Award-winning Knock documentary a story for our time
A documentary-drama telling the story of Knock shrine in Co Mayo has won an international film award.
The Irish production, Hope: Our Lady of Knock, was named as the best 'special or documentary' in the 2020 Gabriel Awards.
Hope was directed by Campbell Miller, from Newcastle, Co Down, for the global Catholic television network EWTN.
The annual contest, organised by the Catholic Press Association, honours works that "support themes of dignity, compassion, community and justice".
"It is a great honour and a powerful endorsement of our EWTN work," said Miller, who is the first Irish director to win a Gabriel Award.
"The cast and crew were all from Ireland and we shot the movie here on a small budget.
"Our actors' contribution was immense in capturing the faith and wonder of the people of Knock."

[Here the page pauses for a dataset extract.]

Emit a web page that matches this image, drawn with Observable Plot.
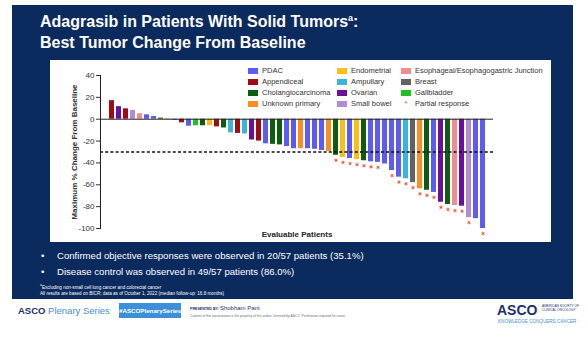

Hope examines how Knock has become a focal point of pilgrimage, visited by over a million people every year, following an apparition on the gable wall of the village church in 1879.
Villagers described the appearance of Mary, accompanied by St Joseph and St John the Evangelist.
The docu-drama on the national shrine blends commentary with reconstructions of life in 19th century Ireland, at a time when the country was experiencing famine and emigration.
"We obviously didn't know that the release of Hope would coincide with the Covid-19 pandemic, but there are parallels between the two eras," said Miller, who presented a copy of the film to Pope Francis at the start of the year.
"People are fearful for their future, everything looks a bit grim.
"It is similar now, to the prevailing atmosphere at the time of the apparition. There is poverty, disease and a sense of despair.
"Our Lady's appearance at Knock gave people a sense of hope - Ireland needs to hear that message again at a time when so many are under pressure, depressed, and fearful."
The film features contributions from relatives of the original witnesses, as well as Fr Richard Gibbons, the current Knock parish priest, Archbishop of Armagh Eamon Martin and Knock historian Tom Neary.
It also includes an interview with Marion Carroll, whose healing from serious illness at Knock while on pilgrimage has been officially recognised by the Catholic Church.
Before turning his camera on to the Marian apparitions at Knock, Miller made the widely acclaimed Bravery Under Fire, which told the extraordinary story of Fr Willie Doyle, an Irish priest who died as a British army chaplain in the First World War.
Hope is available on Amazon Prime and is currently being translated into German and Spanish for broadcast worldwide.